GIVEN EXERCISE —
In the entries below, find the line containing "Reproduce this chart" and the line containing "Arial, Helvetica, sans-serif';". Copy those two lines and everything between them exactly, without the pictures.
BEGIN EXTRACTED MATERIAL
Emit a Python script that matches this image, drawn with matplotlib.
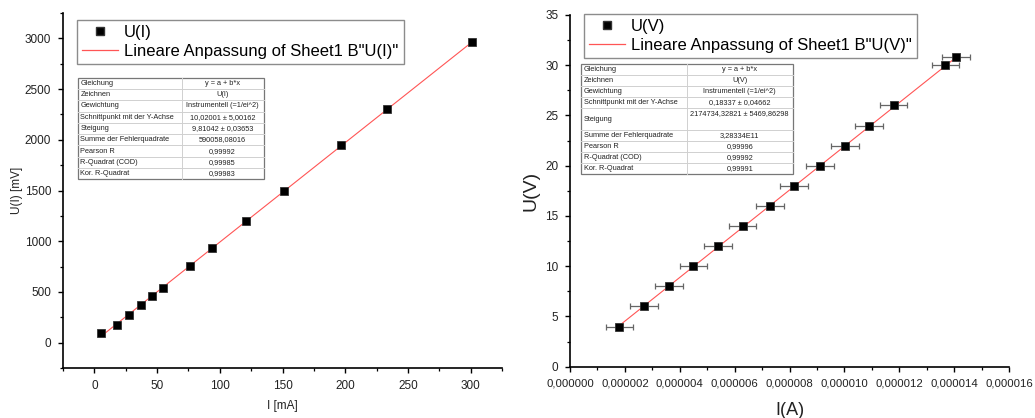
import numpy as np
import matplotlib
matplotlib.use("Agg")
import matplotlib.pyplot as plt
from matplotlib.ticker import MultipleLocator, FuncFormatter
from matplotlib.lines import Line2D

plt.rcParams['font.family'] = ['Liberation Sans', 'DejaVu Sans']

# left panel: U(I) in mV vs I in mA
i_ma = [5, 18, 28, 37, 46, 55, 76, 94, 121, 151, 197, 233, 301]
u_mv = [92, 178, 275, 373, 455, 538, 752, 934, 1198, 1492, 1948, 2304, 2962]
fit1_a, fit1_b = 10.02001, 9.81042

# right panel: U in V vs I in A
i_a = [1.80e-6, 2.70e-6, 3.61e-6, 4.50e-6, 5.39e-6, 6.29e-6, 7.29e-6,
       8.16e-6, 9.11e-6, 10.02e-6, 10.90e-6, 11.80e-6, 13.68e-6, 14.07e-6]
u_v = [4, 6, 8, 10, 12, 14, 16, 18, 20, 22, 24, 26, 30, 30.85]
i_a_err = [5e-7] * len(i_a)
fit2_a, fit2_b = 0.18337, 2174734.32821

table1 = [
    ("Gleichung", "y = a + b*x"),
    ("Zeichnen", "U(I)"),
    ("Gewichtung", "Instrumentell (=1/ei^2)"),
    ("Schnittpunkt mit der Y-Achse", "10,02001 ± 5,00162"),
    ("Steigung", "9,81042 ± 0,03653"),
    ("Summe der Fehlerquadrate", "590058,08016"),
    ("Pearson R", "0,99992"),
    ("R-Quadrat (COD)", "0,99985"),
    ("Kor. R-Quadrat", "0,99983"),
]
table2 = [
    ("Gleichung", "y = a + b*x"),
    ("Zeichnen", "U(V)"),
    ("Gewichtung", "Instrumentell (=1/ei^2)"),
    ("Schnittpunkt mit der Y-Achse", "0,18337 ± 0,04662"),
    ("Steigung", "2174734,32821 ± 5469,86298"),
    ("Summe der Fehlerquadrate", "3,28334E11"),
    ("Pearson R", "0,99996"),
    ("R-Quadrat (COD)", "0,99992"),
    ("Kor. R-Quadrat", "0,99991"),
]

W, H = 1035, 418
fig = plt.figure(figsize=(W / 100, H / 100), dpi=100)

FIT_COLOR = '#ff5555'
TXT = '#222222'


def style_axes(ax):
    ax.spines['top'].set_visible(False)
    ax.spines['right'].set_visible(False)
    for s in ('left', 'bottom'):
        ax.spines[s].set_linewidth(1.2)
    ax.tick_params(which='major', direction='out', length=3.5, width=1.0,
                   labelsize=8.5, pad=5, labelcolor=TXT)
    ax.tick_params(which='minor', direction='out', length=2.2, width=0.9)


def add_legend(ax, label1, label2, x0, y0):
    handles = [
        Line2D([], [], ls='none', marker='s', ms=6, mfc='black', mec='#333333'),
        Line2D([], [], color=FIT_COLOR, lw=0.9),
    ]
    leg = ax.legend(handles, [label1, label2], loc='upper left',
                    bbox_to_anchor=(x0 / W, 1 - y0 / H), bbox_transform=fig.transFigure,
                    fontsize=12, frameon=True, fancybox=False, framealpha=1,
                    edgecolor='#8c8c8c', borderaxespad=0, borderpad=0.32,
                    handlelength=2.15, handletextpad=0.35, labelspacing=0.2)
    leg.get_frame().set_linewidth(1.0)


# ---- left panel ----
ax1 = fig.add_axes([63 / W, 1 - 368 / H, 439 / W, 355 / H])
style_axes(ax1)
ax1.set_xlim(-25, 325)
ax1.set_ylim(-250, 3250)
ax1.xaxis.set_major_locator(MultipleLocator(50))
ax1.xaxis.set_minor_locator(MultipleLocator(25))
ax1.yaxis.set_major_locator(MultipleLocator(500))
ax1.yaxis.set_minor_locator(MultipleLocator(250))
ax1.set_xticks([0, 50, 100, 150, 200, 250, 300])
ax1.set_yticks([0, 500, 1000, 1500, 2000, 2500, 3000])

x_fit1 = np.linspace(min(i_ma), max(i_ma), 50)
ax1.plot(x_fit1, fit1_a + fit1_b * x_fit1, color=FIT_COLOR, lw=0.8, zorder=2)
ax1.plot(i_ma, u_mv, ls='none', marker='s', ms=5.8, mfc='black', mec='#333333', mew=0.6, zorder=3)
ax1.set_xlabel('I [mA]', fontsize=8.5, labelpad=6, color=TXT)
ax1.set_ylabel('U(I) [mV]', fontsize=8.5, labelpad=1, color=TXT)
add_legend(ax1, 'U(I)', 'Lineare Anpassung of Sheet1 B"U(I)"', 77, 20)

# ---- right panel ----
ax2 = fig.add_axes([570 / W, 1 - 366.7 / H, 439 / W, 351.7 / H])
style_axes(ax2)
ax2.set_xlim(0, 16e-6)
ax2.set_ylim(0, 35)
ax2.xaxis.set_major_locator(MultipleLocator(2e-6))
ax2.xaxis.set_minor_locator(MultipleLocator(1e-6))
ax2.yaxis.set_major_locator(MultipleLocator(5))
ax2.yaxis.set_minor_locator(MultipleLocator(2.5))
ax2.xaxis.set_major_formatter(FuncFormatter(lambda v, p: f"{v:.6f}".replace('.', ',')))
ax2.tick_params(axis='x', labelsize=8.2)

x_fit2 = np.linspace(min(i_a), max(i_a), 50)
ax2.plot(x_fit2, fit2_a + fit2_b * x_fit2, color=FIT_COLOR, lw=0.8, zorder=3)
ax2.errorbar(i_a, u_v, xerr=i_a_err, fmt='none', ecolor='#666666', elinewidth=0.9,
             capsize=2.5, capthick=0.9, zorder=2)
ax2.plot(i_a, u_v, ls='none', marker='s', ms=6.2, mfc='black', mec='#333333', mew=0.6, zorder=4)
ax2.set_xlabel('I(A)', fontsize=13, labelpad=10, color=TXT)
ax2.set_ylabel('U(V)', fontsize=14, labelpad=4, color=TXT)
add_legend(ax2, 'U(V)', 'Lineare Anpassung of Sheet1 B"U(V)"', 584, 14)

# ---- fit result tables (pixel overlay) ----
over = fig.add_axes([0, 0, 1, 1], zorder=10)
over.set_xlim(0, W)
over.set_ylim(H, 0)
over.axis('off')


def draw_table(rows, x0, x1, xdiv, y0, row_h, heights):
    ys = [y0]
    for h in heights:
        ys.append(ys[-1] + h * row_h)
    over.add_patch(plt.Rectangle((x0, y0), x1 - x0, ys[-1] - y0, fill=True,
                                 facecolor='white', edgecolor='#777777', lw=0.9))
    for y in ys[1:-1]:
        over.plot([x0, x1], [y, y], color='#d0d0d0', lw=0.7)
    over.plot([xdiv, xdiv], [y0, ys[-1]], color='#d0d0d0', lw=0.7)
    for (k, v), ya, yb, h in zip(rows, ys[:-1], ys[1:], heights):
        over.text(x0 + 3, (ya + yb) / 2, k, fontsize=5.3, ha='left', va='center', color=TXT)
        yv = (ya + yb) / 2 if h == 1 else ya + row_h / 2
        over.text((xdiv + x1) / 2, yv, v, fontsize=5.3, ha='center', va='center', color=TXT)


draw_table(table1, 77.5, 263.5, 181.5, 77.7, 11.29, [1] * 9)
draw_table(table2, 581, 792.5, 687, 64.3, 11.0, [1, 1, 1, 1, 1.97, 1, 1, 1, 1])

fig.savefig('out.png', dpi=100)
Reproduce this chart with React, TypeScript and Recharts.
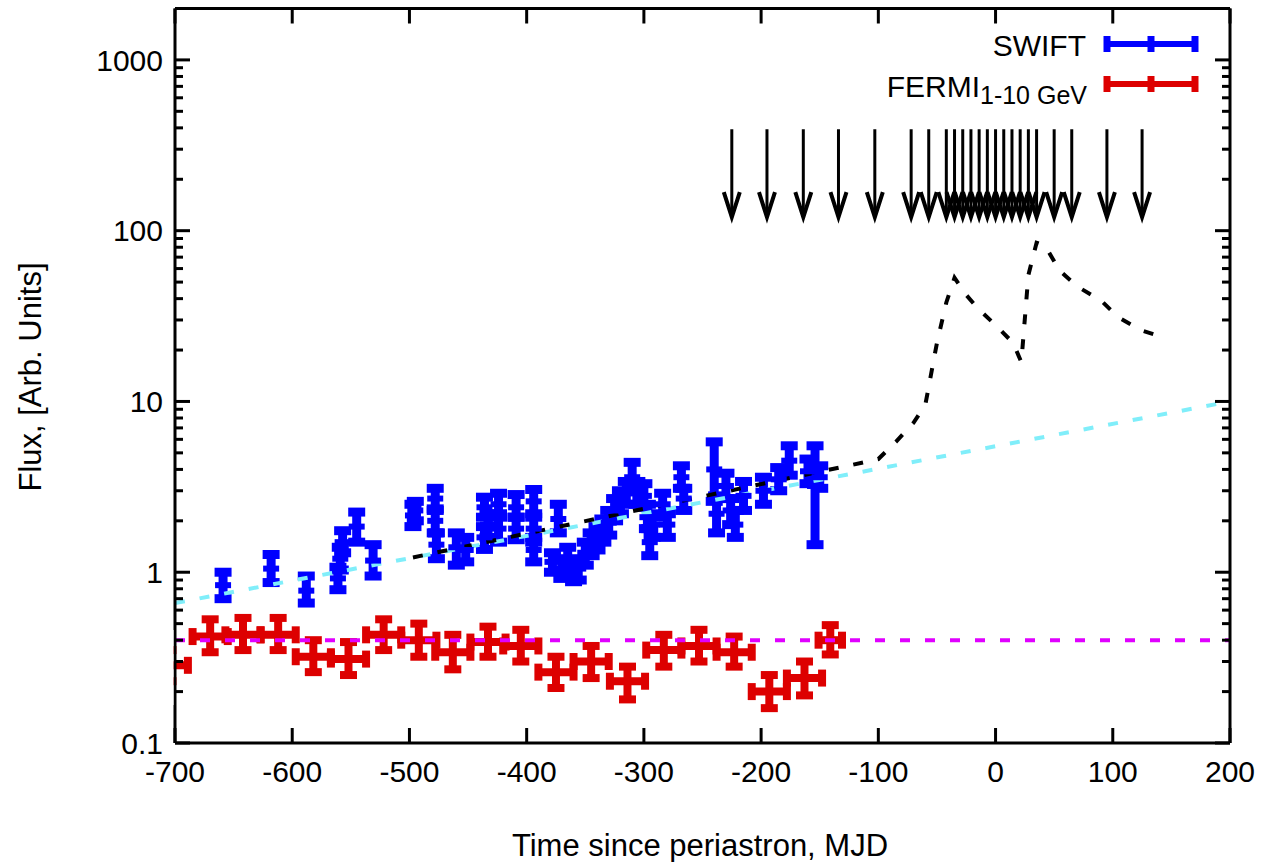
import React from 'react';
import { ComposedChart, XAxis, YAxis, Scatter, Line, ErrorBar } from 'recharts';

const FONT = '"Liberation Sans", Arial, Helvetica, sans-serif';

const xTicks = [-700, -600, -500, -400, -300, -200, -100, 0, 100, 200];
const yTicks = [
  0.1, 0.2, 0.3, 0.4, 0.5, 0.6, 0.7, 0.8, 0.9,
  1, 2, 3, 4, 5, 6, 7, 8, 9,
  10, 20, 30, 40, 50, 60, 70, 80, 90,
  100, 200, 300, 400, 500, 600, 700, 800, 900,
  1000, 2000,
];

// SWIFT: [time, flux, lower, upper]
const swiftPoints: [number, number, number, number][] = [
  [-659, 0.84, 0.7, 1.0],
  [-618, 1.05, 0.87, 1.27],
  [-588, 0.78, 0.66, 0.95],
  [-561, 0.92, 0.79, 1.07],
  [-559, 1.2, 1.03, 1.4],
  [-557, 1.5, 1.3, 1.75],
  [-545, 1.85, 1.5, 2.25],
  [-531, 1.17, 0.95, 1.45],
  [-497, 2.15, 1.85, 2.5],
  [-495, 2.3, 2.0, 2.6],
  [-478, 2.7, 2.3, 3.1],
  [-478, 2.0, 1.7, 2.35],
  [-477, 1.45, 1.2, 1.7],
  [-460, 1.4, 1.1, 1.7],
  [-452, 1.35, 1.15, 1.6],
  [-436, 2.4, 2.1, 2.75],
  [-436, 1.6, 1.36, 1.85],
  [-433, 1.9, 1.6, 2.2],
  [-424, 2.5, 2.2, 2.9],
  [-424, 1.8, 1.5, 2.1],
  [-409, 2.4, 2.1, 2.85],
  [-409, 1.8, 1.55, 2.1],
  [-394, 2.6, 2.2, 3.05],
  [-394, 1.8, 1.5, 2.1],
  [-394, 1.35, 1.15, 1.6],
  [-373, 2.05, 1.7, 2.5],
  [-378, 1.15, 1.0, 1.3],
  [-370, 1.05, 0.92, 1.2],
  [-365, 1.2, 1.0, 1.4],
  [-360, 1.0, 0.88, 1.15],
  [-356, 1.05, 0.9, 1.2],
  [-350, 1.3, 1.1, 1.5],
  [-345, 1.45, 1.25, 1.7],
  [-340, 1.6, 1.35, 1.85],
  [-335, 1.75, 1.5, 2.05],
  [-330, 1.95, 1.65, 2.3],
  [-325, 2.3, 2.0, 2.7],
  [-320, 2.6, 2.2, 3.0],
  [-315, 2.9, 2.5, 3.4],
  [-310, 3.6, 3.0, 4.4],
  [-306, 2.9, 2.5, 3.4],
  [-300, 2.8, 2.4, 3.3],
  [-297, 2.1, 1.8, 2.5],
  [-295, 1.5, 1.25, 1.8],
  [-293, 1.9, 1.6, 2.2],
  [-284, 2.5, 2.1, 2.9],
  [-280, 1.9, 1.6, 2.2],
  [-268, 3.6, 3.1, 4.2],
  [-266, 2.7, 2.3, 3.1],
  [-240, 4.0, 2.6, 5.8],
  [-238, 2.2, 1.7, 2.8],
  [-230, 3.2, 2.7, 3.8],
  [-226, 2.3, 1.9, 2.7],
  [-222, 1.9, 1.6, 2.3],
  [-215, 2.8, 2.3, 3.4],
  [-198, 3.0, 2.5, 3.6],
  [-185, 3.5, 3.0, 4.1],
  [-176, 4.5, 3.7, 5.5],
  [-160, 3.9, 3.3, 4.6],
  [-154, 3.2, 1.45, 5.5],
  [-150, 3.6, 3.1, 4.2],
];

// FERMI 1-10 GeV: [time, flux, lower, upper, half bin width]
const fermiPoints: [number, number, number, number, number][] = [
  [-706, 0.285, 0.23, 0.35, 17],
  [-670, 0.42, 0.34, 0.53, 15],
  [-642, 0.43, 0.35, 0.54, 15],
  [-612, 0.43, 0.35, 0.54, 15],
  [-582, 0.32, 0.26, 0.4, 15],
  [-552, 0.31, 0.25, 0.39, 15],
  [-522, 0.43, 0.35, 0.53, 15],
  [-492, 0.4, 0.32, 0.5, 15],
  [-463, 0.34, 0.27, 0.43, 15],
  [-433, 0.39, 0.32, 0.48, 15],
  [-405, 0.37, 0.3, 0.46, 15],
  [-375, 0.26, 0.21, 0.32, 15],
  [-345, 0.3, 0.24, 0.37, 15],
  [-314, 0.23, 0.18, 0.28, 15],
  [-283, 0.35, 0.28, 0.43, 15],
  [-253, 0.37, 0.3, 0.46, 15],
  [-223, 0.34, 0.28, 0.42, 15],
  [-193, 0.2, 0.16, 0.25, 15],
  [-163, 0.24, 0.19, 0.3, 15],
  [-141, 0.4, 0.33, 0.49, 10],
];

const swiftFit = [
  { x: -700, y: 0.66 },
  { x: 200, y: 10 },
];
const fermiLevel = [
  { x: -700, y: 0.4 },
  { x: 200, y: 0.4 },
];
const modelCurve = [
  { x: -497, y: 1.22 }, { x: -126, y: 4.2 }, { x: -100, y: 4.6 },
  { x: -85, y: 5.8 }, { x: -70, y: 7.5 }, { x: -60, y: 9.5 },
  { x: -50, y: 22 }, { x: -42, y: 38 }, { x: -35, y: 53 },
  { x: -25, y: 42 }, { x: -15, y: 35 }, { x: 0, y: 28 },
  { x: 15, y: 22 }, { x: 22, y: 17 }, { x: 28, y: 55 },
  { x: 35, y: 85 }, { x: 42, y: 82 }, { x: 55, y: 58 },
  { x: 70, y: 47 }, { x: 90, y: 39 }, { x: 105, y: 31 },
  { x: 125, y: 26 }, { x: 145, y: 23.5 },
];

const arrowTimes = [
  -225, -195, -164, -134, -103, -72, -57, -42, -35, -28, -21, -14,
  -7, 0, 7, 14, 21, 28, 35, 50, 65, 95, 125,
];
const arrowTip = 120;

const swiftData = swiftPoints.map(([x, y, lo, hi]) => ({ x, y, err: [y - lo, hi - y] }));
const fermiData = fermiPoints.map(([x, y, lo, hi, dx]) => ({ x, y, err: [y - lo, hi - y], xErr: dx }));
const arrowData = arrowTimes.map((x) => ({ x, y: arrowTip }));

const isMajor = (v: number) => Math.abs(Math.log10(v) - Math.round(Math.log10(v))) < 1e-6;

function LeftTick(props: any) {
  const { x, y, payload } = props;
  const major = isMajor(payload.value);
  return (
    <g>
      <line x1={x} y1={y} x2={x + (major ? 15 : 8)} y2={y} stroke="#000" strokeWidth={3} />
      {major && (
        <text x={x - 12} y={y} dy="0.36em" textAnchor="end" fontSize={30} fontFamily={FONT} fill="#000">
          {String(payload.value)}
        </text>
      )}
    </g>
  );
}

function RightTick(props: any) {
  const { x, y, payload } = props;
  const major = isMajor(payload.value);
  return <line x1={x} y1={y} x2={x - (major ? 15 : 8)} y2={y} stroke="#000" strokeWidth={3} />;
}

function BottomTick(props: any) {
  const { x, y, payload } = props;
  return (
    <g>
      <line x1={x} y1={y} x2={x} y2={y - 15} stroke="#000" strokeWidth={3} />
      <text x={x} y={y + 28} dy="0.36em" textAnchor="middle" fontSize={30} fontFamily={FONT} fill="#000">
        {String(payload.value)}
      </text>
    </g>
  );
}

function TopTick(props: any) {
  const { x, y } = props;
  return <line x1={x} y1={y} x2={x} y2={y + 15} stroke="#000" strokeWidth={3} />;
}

function Arrow(props: any) {
  const { cx, cy } = props;
  if (cx == null || cy == null) return <g />;
  return (
    <g stroke="#000" fill="none">
      <line x1={cx} y1={cy - 88} x2={cx} y2={cy} strokeWidth={3} />
      <polyline points={`${cx - 8},${cy - 25} ${cx},${cy} ${cx + 8},${cy - 25}`} strokeWidth={4} />
    </g>
  );
}

function SwiftDot(props: any) {
  const { cx, cy } = props;
  if (cx == null || cy == null) return <g />;
  return <rect x={cx - 8} y={cy - 3} width={16} height={6} fill="#0000ff" />;
}

const noDot = () => <g />;

export default function App() {
  return (
    <div style={{ position: 'absolute', left: 0, top: 0, width: 1264, height: 862, background: '#fff' }}>
      <ComposedChart width={1264} height={862} margin={{ top: 7.5, right: 33, bottom: 0, left: 0 }}>
        <XAxis
          xAxisId="b"
          dataKey="x"
          type="number"
          domain={[-700, 200]}
          ticks={xTicks}
          interval={0}
          allowDataOverflow
          height={119}
          tickSize={0}
          tickMargin={0}
          tickLine={false}
          axisLine={{ stroke: '#000', strokeWidth: 3 }}
          tick={<BottomTick />}
        />
        <XAxis
          xAxisId="t"
          orientation="top"
          dataKey="x"
          type="number"
          domain={[-700, 200]}
          ticks={xTicks}
          interval={0}
          allowDataOverflow
          height={1}
          tickSize={0}
          tickMargin={0}
          tickLine={false}
          axisLine={{ stroke: '#000', strokeWidth: 3 }}
          tick={<TopTick />}
        />
        <YAxis
          yAxisId="l"
          dataKey="y"
          type="number"
          scale="log"
          domain={[0.1, 2000]}
          ticks={yTicks}
          interval={0}
          allowDataOverflow
          width={175}
          tickSize={0}
          tickMargin={0}
          tickLine={false}
          axisLine={{ stroke: '#000', strokeWidth: 3 }}
          tick={<LeftTick />}
        />
        <YAxis
          yAxisId="r"
          orientation="right"
          dataKey="y"
          type="number"
          scale="log"
          domain={[0.1, 2000]}
          ticks={yTicks}
          interval={0}
          allowDataOverflow
          width={1}
          tickSize={0}
          tickMargin={0}
          tickLine={false}
          axisLine={{ stroke: '#000', strokeWidth: 3 }}
          tick={<RightTick />}
        />

        {/* invisible series so the mirrored top/right axes get drawn */}
        <Line xAxisId="t" yAxisId="r" data={fermiLevel} dataKey="y" stroke="none" dot={false}
          isAnimationActive={false} />

        <Scatter xAxisId="b" yAxisId="l" data={swiftData} dataKey="y" shape={<SwiftDot />} isAnimationActive={false}>
          <ErrorBar dataKey="err" direction="y" width={8.5} strokeWidth={9} stroke="#0000ff" />
        </Scatter>
        <Scatter xAxisId="b" yAxisId="l" data={fermiData} dataKey="y" shape={noDot} isAnimationActive={false}>
          <ErrorBar dataKey="err" direction="y" width={8.5} strokeWidth={8} stroke="#dd0000" />
          <ErrorBar dataKey="xErr" direction="x" width={8.5} strokeWidth={8} stroke="#dd0000" />
        </Scatter>

        <Line xAxisId="b" yAxisId="l" data={swiftFit} dataKey="y" stroke="#80eefa" strokeWidth={4}
          strokeDasharray="10 15" dot={false} isAnimationActive={false} />
        <Line xAxisId="b" yAxisId="l" data={fermiLevel} dataKey="y" stroke="#e000ff" strokeWidth={4}
          strokeDasharray="10 15" dot={false} isAnimationActive={false} />
        <Line xAxisId="b" yAxisId="l" data={modelCurve} dataKey="y" stroke="#000" strokeWidth={4}
          strokeDasharray="10 15" dot={false} isAnimationActive={false} />

        <Scatter xAxisId="b" yAxisId="l" data={arrowData} dataKey="y" shape={<Arrow />} isAnimationActive={false} />
      </ComposedChart>

      <svg width={1264} height={862} style={{ position: 'absolute', left: 0, top: 0, pointerEvents: 'none' }}>
        {/* mask the part of the first FERMI bin that falls left of the frame */}
        <rect x={140} y={630} width={33.5} height={75} fill="#fff" />
        <g fontFamily={FONT} fill="#000">
          <text x={1086} y={56} fontSize={30} textAnchor="end">SWIFT</text>
          <text x={1087} y={97} fontSize={30} textAnchor="end">
            FERMI<tspan fontSize={25} dy={7}>1-10 GeV</tspan>
          </text>
          <text x={700} y={856} fontSize={31} textAnchor="middle">Time since periastron, MJD</text>
          <text x={0} y={0} fontSize={31} textAnchor="middle" transform="translate(41 377) rotate(-90)">
            Flux, [Arb. Units]
          </text>
        </g>
        <g stroke="#0000ff">
          <line x1={1105} y1={44} x2={1197} y2={44} strokeWidth={6} />
          <line x1={1107} y1={36} x2={1107} y2={52} strokeWidth={7} />
          <line x1={1151} y1={36} x2={1151} y2={52} strokeWidth={7} />
          <line x1={1195} y1={36} x2={1195} y2={52} strokeWidth={7} />
        </g>
        <g stroke="#dd0000">
          <line x1={1105} y1={84} x2={1197} y2={84} strokeWidth={6} />
          <line x1={1107} y1={76} x2={1107} y2={92} strokeWidth={7} />
          <line x1={1151} y1={76} x2={1151} y2={92} strokeWidth={7} />
          <line x1={1195} y1={76} x2={1195} y2={92} strokeWidth={7} />
        </g>
      </svg>
    </div>
  );
}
END EXTRACTED MATERIAL
SOLUTION —
Reproduce this chart with React, TypeScript and Recharts.
import React from 'react';
import { ComposedChart, XAxis, YAxis, Scatter, Line, ErrorBar } from 'recharts';

const FONT = '"Liberation Sans", Arial, Helvetica, sans-serif';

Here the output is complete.